Si el mundo de las plataformas fueran paisajes urbanos, Netflix sería el centro gentrificado del que huyen los vecinos más exquisitos y que ya solo frecuentan guiris sin criterio que lo mismo se zampan una paella precocida que trasiegan sangría de bote. HBO Max sería ese barrio que estuvo de moda y hoy está poblado por abuelos cebolleta que conocieron a Tony Soprano y peroran sobre la Edad de Oro de las Series, en mayúscula, como si fuera una época histórica con consenso historiográfico, como la Ilustración o el Romanticismo.

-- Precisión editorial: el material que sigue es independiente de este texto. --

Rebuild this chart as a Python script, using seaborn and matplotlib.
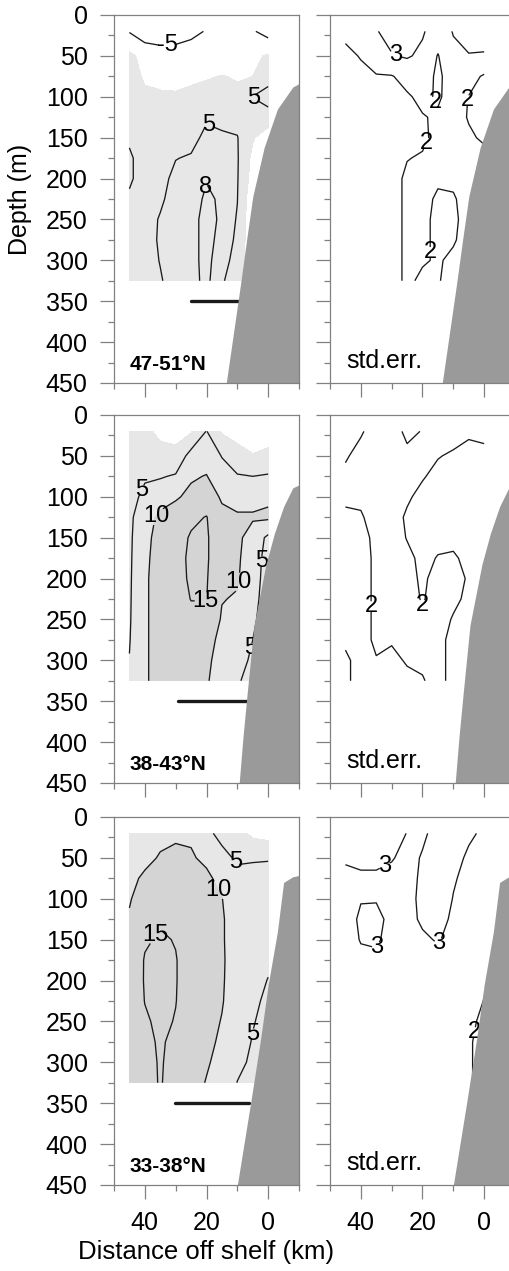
import numpy as np
import matplotlib
matplotlib.use("Agg")
import matplotlib.pyplot as plt
import seaborn as sns

sns.set_theme(style="white")
plt.rcParams["font.family"] = ["Liberation Sans", "DejaVu Sans"]
plt.rcParams["text.color"] = "black"
plt.rcParams["contour.negative_linestyle"] = "solid"

# ---------------- data ----------------
distance_km = [45, 40, 35, 30, 25, 20, 15, 10, 5, 0]
depth_m = [20, 50, 75, 100, 125, 150, 175, 200, 225, 250, 275, 300, 325]

# one list per distance column (45 km -> 0 km), values from 20 m down to 325 m
mean_47_51 = [
    [-5.3, 1, 2, 2.5, 3, 4.5, 5.5, 5.5, 4.5, 4, 3.5, 3, 3],
    [-8, -1.5, -0.6, 0.8, 2, 3, 3.5, 3.5, 4, 4, 4, 4, 4],
    [-9, -2, -1, 0.5, 2, 3, 3.5, 4, 4.6, 5.2, 5.3, 5.1, 4.8],
    [-9, -1.5, -0.8, 0.3, 2, 3.5, 4.9, 5.8, 6, 6, 6, 6, 6],
    [-7, -1, -0.5, 0.6, 3, 4, 5.3, 6, 6.5, 7, 7, 7, 7],
    [-4.5, -1.5, -0.2, 0.8, 4.6, 5.8, 7, 7.8, 8.6, 9, 9, 9, 8.8],
    [-3, -1.5, 0.1, 1, 3.5, 5.8, 6.5, 7, 7.5, 7.5, 7, 6, 5.3],
    [-3, -1, -0.2, 0.5, 3.5, 5.2, 5.4, 5.3, 5.1, 4.7, 4.3, 4, 3.5],
    [-4.5, -1, 0.0, 5.1, 3, 0.5, -1.2, -2, -3.5, -4, -4.3, -4.5, -4.5],
    [-7, 0.5, 3, 7, 3, -3, -6, -6, -4.5, -4, -4, -4, -4],
]
mean_38_43 = [
    [2, 2.5, 3, 3.5, 4, 4.2, 4.3, 4.4, 4.5, 4.6, 4.8, 5.1, 5.3],
    [1, 3, 4.5, 6, 8, 8.5, 8.8, 9, 9, 9, 9, 9, 9],
    [-1, 1.5, 4.6, 8, 11, 12, 12.5, 13, 13, 13, 13, 13, 13],
    [-1.5, 1.2, 5.5, 9.5, 12, 13, 13.5, 13.5, 13.5, 13.5, 13, 13, 13],
    [-0.5, 7, 9.5, 11, 14, 15.5, 15.8, 15.6, 15.1, 14, 13.5, 13, 12.5],
    [5.2, 8, 10.2, 12, 15.2, 15.5, 15.5, 15.3, 15.1, 14, 12, 11, 10.5],
    [-0.5, 4.8, 7, 9.5, 11, 12, 12, 11.5, 10.2, 9.5, 8.5, 8, 7.5],
    [-1, 1, 5.5, 8.5, 10.5, 11, 10.8, 10.5, 9.6, 8, 7, 6.5, 5.3],
    [-2, 0.2, 5, 8.5, 10.5, 8, 7, 6.5, 6, 5.5, 5, 4.3, 4],
    [-2, 1, 5.5, 9.2, 10.8, 4, 3.5, 3.5, 3.5, 3.5, 3.5, 3.5, 3.5],
]
mean_33_38 = [
    [5.5, 7, 8.5, 9.6, 10.5, 11, 11.5, 12, 12, 12, 12, 12, 12],
    [6, 8.5, 11, 12.5, 13.5, 14.5, 15.3, 15.3, 15.1, 14.5, 14, 13.5, 13.5],
    [8.5, 10.5, 12.5, 13.5, 14.5, 15.5, 16, 16, 16, 15.8, 15.5, 15.4, 15.3],
    [9.3, 11, 12.5, 13.5, 14, 14.8, 15.2, 15.2, 15.1, 14.8, 14, 13.5, 13.2],
    [9.3, 10.5, 12, 12.5, 13, 13, 13, 13, 13, 12.5, 12, 12, 11.5],
    [5.8, 9, 11, 12, 12, 12, 12, 12, 11.8, 11.5, 11, 10.4, 9.8],
    [4, 6, 8.5, 10.1, 10.4, 10.4, 10.5, 10.4, 10.3, 9.8, 9.3, 8.8, 8.5],
    [2, 4.5, 6, 7.5, 8, 8, 8, 8, 7.5, 7, 6.5, 6, 4.9],
    [-1.2, 4.7, 6, 7, 7, 7, 6.5, 6, 5.5, 5.2, 4.8, 4.3, 4],
    [-2, 4.8, 6, 6.5, 6.5, 6, 5.5, 4.9, 4.5, 4, 3.5, 3.5, 3.5],
]
stderr_47_51 = [
    [2.2, 1.8, 1.6, 1.5, 1.5, 1.5, 1.5, 1.5, 1.5, 1.5, 1.5, 1.5, 1.5],
    [2.6, 2.05, 1.8, 1.7, 1.6, 1.6, 1.6, 1.6, 1.6, 1.6, 1.6, 1.6, 1.6],
    [2.95, 2.4, 1.95, 1.7, 1.7, 1.7, 1.7, 1.7, 1.7, 1.7, 1.7, 1.7, 1.7],
    [3.3, 2.95, 1.95, 1.8, 1.8, 1.8, 1.8, 1.8, 1.8, 1.8, 1.8, 1.8, 1.8],
    [3.4, 3.1, 2.3, 1.9, 1.85, 1.85, 1.98, 2.1, 2.1, 2.1, 2.1, 2.1, 2.1],
    [3.1, 2.8, 2.5, 2.2, 1.95, 1.9, 2.05, 2.2, 2.2, 2.15, 2.1, 2.05, 1.9],
    [2.5, 1.95, 1.8, 1.9, 2.1, 2.15, 2.2, 2.1, 1.9, 1.85, 1.9, 1.95, 1.98],
    [3.05, 2.8, 2.5, 2.3, 2.3, 2.3, 2.2, 2.1, 1.95, 1.9, 1.95, 2.1, 2.1],
    [3.4, 2.95, 2.3, 1.98, 1.95, 2.1, 2.2, 2.2, 2.2, 2.2, 2.2, 2.2, 2.2],
    [3.5, 2.9, 1.9, 1.6, 1.6, 1.9, 2.2, 2.2, 2.2, 2.2, 2.2, 2.2, 2.2],
]
stderr_38_43 = [
    [1.8, 1.95, 2.1, 2.1, 1.9, 1.8, 1.8, 1.8, 1.8, 1.8, 1.9, 2.1, 2.1],
    [1.95, 2.15, 2.2, 2.1, 1.95, 1.8, 1.8, 1.8, 1.8, 1.8, 1.8, 1.8, 1.8],
    [2.2, 2.3, 2.3, 2.3, 2.2, 2.15, 2.1, 2.1, 2.1, 2.1, 2.1, 1.97, 1.9],
    [2.2, 2.3, 2.3, 2.25, 2.15, 2.2, 2.2, 2.2, 2.2, 2.15, 2.02, 1.95, 1.9],
    [1.9, 2.1, 2.15, 2.05, 1.95, 1.98, 2.1, 2.1, 2.1, 2.1, 2.05, 2.02, 1.95],
    [2.02, 2.1, 2.03, 1.9, 1.85, 1.85, 1.9, 1.95, 1.98, 2.05, 2.1, 2.05, 1.98],
    [2.2, 2.02, 1.9, 1.85, 1.85, 1.9, 2.02, 2.1, 2.1, 2.1, 2.1, 2.1, 2.1],
    [2.15, 1.95, 1.85, 1.85, 1.85, 1.9, 2.05, 2.1, 2.05, 1.98, 1.9, 1.9, 1.9],
    [2.05, 1.9, 1.85, 1.85, 1.85, 1.85, 1.9, 1.97, 1.95, 1.9, 1.9, 1.9, 1.9],
    [2.1, 1.9, 1.85, 1.85, 1.85, 1.85, 1.9, 1.9, 1.9, 1.9, 1.9, 1.9, 1.9],
]
stderr_33_38 = [
    [3.3, 3.1, 2.8, 2.7, 2.6, 2.6, 2.5, 2.5, 2.5, 2.5, 2.5, 2.5, 2.5],
    [3.4, 3.15, 2.9, 2.95, 3.15, 3.05, 2.8, 2.6, 2.6, 2.6, 2.6, 2.6, 2.6],
    [3.4, 3.15, 2.9, 2.95, 3.2, 3.1, 2.85, 2.6, 2.6, 2.6, 2.6, 2.6, 2.6],
    [3.3, 3.05, 2.8, 2.7, 2.8, 2.75, 2.7, 2.6, 2.6, 2.6, 2.6, 2.6, 2.6],
    [2.98, 2.8, 2.8, 2.8, 2.8, 2.75, 2.7, 2.6, 2.6, 2.6, 2.6, 2.6, 2.6],
    [2.9, 3.05, 3.1, 3.15, 3.1, 2.9, 2.7, 2.6, 2.6, 2.6, 2.6, 2.6, 2.6],
    [3.2, 3.25, 3.3, 3.3, 3.2, 3.05, 2.8, 2.6, 2.6, 2.6, 2.6, 2.6, 2.6],
    [3.15, 3.1, 3.05, 2.98, 2.9, 2.8, 2.7, 2.6, 2.6, 2.6, 2.6, 2.6, 2.6],
    [3.05, 2.95, 2.85, 2.8, 2.7, 2.6, 2.5, 2.4, 2.3, 2.2, 2.1, 2.1, 2.1],
    [2.95, 2.9, 2.8, 2.7, 2.6, 2.5, 2.3, 2.1, 1.98, 1.8, 1.7, 1.7, 1.7],
]

mean_levels = [[-5, 5, 8], [-5, 5, 10, 15], [-5, 5, 10, 15]]
stderr_levels = [2, 3]
fill_levels = [0, 10, 100]

# continental slope (shelf) outline per latitude band
shelf_km_47_51 = [-12, -8, -3, 1.3, 5, 7, 9, 11.3, 13.6]
shelf_depth_47_51 = [80, 88, 115, 162, 222, 275, 330, 390, 450]
shelf_km_38_43 = [-12, -8, -5, -2, 0.75, 4.6, 6.8, 8.2, 9.4]
shelf_depth_38_43 = [82, 89, 112, 145, 183, 257, 340, 395, 450]
shelf_km_33_38 = [-12, -8, -5, -3, 0, 2.4, 5.5, 10]
shelf_depth_33_38 = [70, 73, 80, 140, 205, 270, 345, 450]

bar_from_km = [25, 29.3, 30.3]
bar_to_km = [9.4, 6.8, 6.2]
bar_depth = [350, 350, 350]

band_labels = ["47-51\u00b0N", "38-43\u00b0N", "33-38\u00b0N"]

# contour label anchor points (km, m)
mean_label_pos = [
    [(32.6, 39), (19, 132), (5.6, 106), (20, 210)],
    [(41, 92), (36.9, 122), (14.5, 202), (20.4, 236), (2.6, 179), (5.9, 285)],
    [(12.4, 59), (15.9, 89), (36.3, 145), (4.8, 265)],
]
stderr_label_pos = [
    [(29.4, 51), (16, 106), (18.2, 157), (6.3, 104), (17, 290)],
    [(35.8, 234), (20, 236)],
    [(31.7, 63), (34.6, 159), (14.2, 155), (3.5, 263)],
]

means = [mean_47_51, mean_38_43, mean_33_38]
stderrs = [stderr_47_51, stderr_38_43, stderr_33_38]
shelves = [(shelf_km_47_51, shelf_depth_47_51),
           (shelf_km_38_43, shelf_depth_38_43),
           (shelf_km_33_38, shelf_depth_33_38)]

# ---------------- layout ----------------
W, H = 509, 1271
fig = plt.figure(figsize=(W / 100, H / 100), dpi=100)
fig.patch.set_facecolor("white")
col_left_px = [114, 330]
width_px = 185
row_top_px = [15, 415, 817]
height_px = 368

SPINE = "#808080"
FILL_COLORS = ["#e7e7e7", "#d4d4d4"]
SHELF_COLOR = "#9a9a9a"

X = np.array(distance_km)
Y = np.array(depth_m)


def upright(texts):
    for t in texts:
        t.set_rotation(0)
        t.set_color("black")


for r in range(3):
    for c in range(2):
        ax = fig.add_axes([col_left_px[c] / W,
                           1 - (row_top_px[r] + height_px) / H,
                           width_px / W, height_px / H])
        ax.set_facecolor("white")
        if c == 0:
            Z = np.array(means[r], dtype=float).T
            ax.contourf(X, Y, Z, levels=fill_levels, colors=FILL_COLORS, zorder=1)
            cs = ax.contour(X, Y, Z, levels=mean_levels[r], colors="k",
                            linewidths=0.95, linestyles="solid", zorder=2)
            upright(ax.clabel(cs, manual=mean_label_pos[r], fmt="%g", fontsize=17,
                              inline=True, inline_spacing=1, colors="k"))
            sns.lineplot(x=[bar_from_km[r], bar_to_km[r]], y=[bar_depth[r]] * 2,
                         ax=ax, color="k", linewidth=2.4, zorder=3, sort=False)
            ax.text(0.085, 0.035, band_labels[r], transform=ax.transAxes,
                    fontsize=15, fontweight="bold", color="black",
                    ha="left", va="baseline", zorder=6)
        else:
            Z = np.array(stderrs[r], dtype=float).T
            cs = ax.contour(X, Y, Z, levels=stderr_levels, colors="k",
                            linewidths=0.95, linestyles="solid", zorder=2)
            upright(ax.clabel(cs, manual=stderr_label_pos[r], fmt="%g", fontsize=17,
                              inline=True, inline_spacing=1, colors="k"))
            ax.text(0.09, 0.042, "std.err.", transform=ax.transAxes,
                    fontsize=18, color="black", ha="left", va="baseline", zorder=6)

        skm, sdp = shelves[r]
        ax.fill_betweenx(sdp, skm, -12, color=SHELF_COLOR, linewidth=0, zorder=4)

        ax.set_xlim(50, -10)
        ax.set_ylim(450, 0)
        ax.set_xticks([40, 20, 0])
        ax.set_xticks([50, 30, 10, -10], minor=True)
        ax.set_yticks(list(range(0, 451, 50)))
        ax.set_yticks(list(range(25, 451, 50)), minor=True)
        ax.set_xlabel("")
        ax.set_ylabel("")
        for s in ax.spines.values():
            s.set_visible(True)
            s.set_color(SPINE)
            s.set_linewidth(0.9)
            s.set_zorder(7)
        ax.tick_params(axis="both", which="both", direction="out", color=SPINE,
                       width=0.9, left=True, bottom=True, top=False, right=False,
                       labelsize=18, labelcolor="black")
        ax.tick_params(axis="both", which="major", length=10, pad=9)
        ax.tick_params(axis="both", which="minor", length=4)
        ax.tick_params(axis="y", labelleft=(c == 0))
        ax.tick_params(axis="x", labelbottom=(r == 2))
        ax.grid(False)
        if ax.get_legend() is not None:
            ax.get_legend().remove()

fig.text(0.039, 1 - 199 / H, "Depth (m)", rotation=90, ha="center", va="center",
         fontsize=18, color="black")
fig.text(206 / W, 1 - 1259 / H, "Distance off shelf (km)", ha="center",
         va="baseline", fontsize=18.5, color="black")

fig.savefig("out.png", dpi=100, facecolor="white")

Filmin son unas afueras llenas de skaters, jóvenes con las uñas de Rosalía y mozos asténicos que hablan un spanglish afectado y estudian comunicación audiovisual. Disney sería Disney, sin más, y Sky Showtime, una tarde en Ikea en la que uno acude a comprar dos candelabros y un marco para una foto y acaba encargando un dormitorio entero. Flixolé sería el pueblo de tu infancia si tu abuelo hubiera conocido algo más que el VHF, y RTVE, la biblioteca pública de la que nunca has sacado un libro, pero te gusta tener en el barrio. En Atresplayer está Ana Rujas, y a todos nos gusta Ana Rujas, aunque después de un rato no sabemos si nos hemos colado en una fiesta irónica (satirizan algo, pero no sabemos qué) para la que no llevamos la ropa adecuada. Apple TV sería esa coctelería discreta que frecuenta gente con pasta, donde preparan bien las copas, pero las cobran muy caras y siempre sospechas que te meten garrafón disimulado con mucha cúrcuma y mucho pepino.
Estos paisajes también se parecen a las ciudades modernas en lo previsible. El flâneur televisivo pasea por un decorado para turistas que ofrece lo que el turista desea. No son ciudades para ser vividas y, por tanto, la vida en ellas no sorprende ni chispea ni emociona.